I’ve just finished reading the four Bruce Medway books in nine days. My second time round, the first about fourteen years ago.
And I recommend it - all four novels shape nicely as a long novel - with a marvellous romantic arc.
If you love Africa and love your crime fiction moody and gritty, this is a series to cherish.
I'm a big fan of Wilson's mysteries -- this one, unlike some of his earlier work, takes place in Africa. Like a Small Death in Lisbon, Blind Man of Seville and others, his novels have a strong sense of place and history so that in addition to having a chance to read a good mystery/thriller, I also feel I travel in time and space.

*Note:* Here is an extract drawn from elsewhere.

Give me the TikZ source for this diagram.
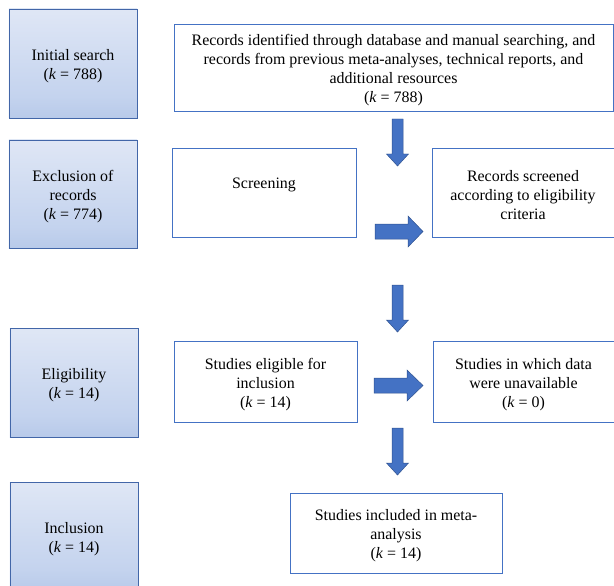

french west africa is a good place to set your thriller/crime novels because it's perfectly plausible that people there actually do die at the excessive rate demanded by your publishers.
Incredibly dark mystery novels set in west Africa. Writing in taunt and vivid. Hard to imagine a more evil set of characters than those in Robert Wilson's Bruce Medway series.
This was a really good read. Bagado's little girl was kidnapped and was going to be sold into a certain death. There were other plots going such as gold being sold. I'm happy with the outcome.
This book grew on me. In my view it started out slow. In particular, not a big fan of untranslated French dialogue. But at the end of the book, I found myself saying "wow"
I’ve enjoyed some of Robert Wilson’s previous books, but not his Bruce Medway/Africa series. Too violent, too salacious, too obscene. I didn’t finish it.
Med unntak av at Wilson har valgt Benin som setting for romanen, var det lite som fenget interesse i en heller langdryg historie hvorvidt inngår kidnapping av småjenter og menneskehandel, gulltyveri og korrupte politifolk.
Set in Equatorial Africa, its depressing opening was not engaging; I read maybe 15% before giving up. I like his other books but not this one. Read The Poisonwood Bible instead.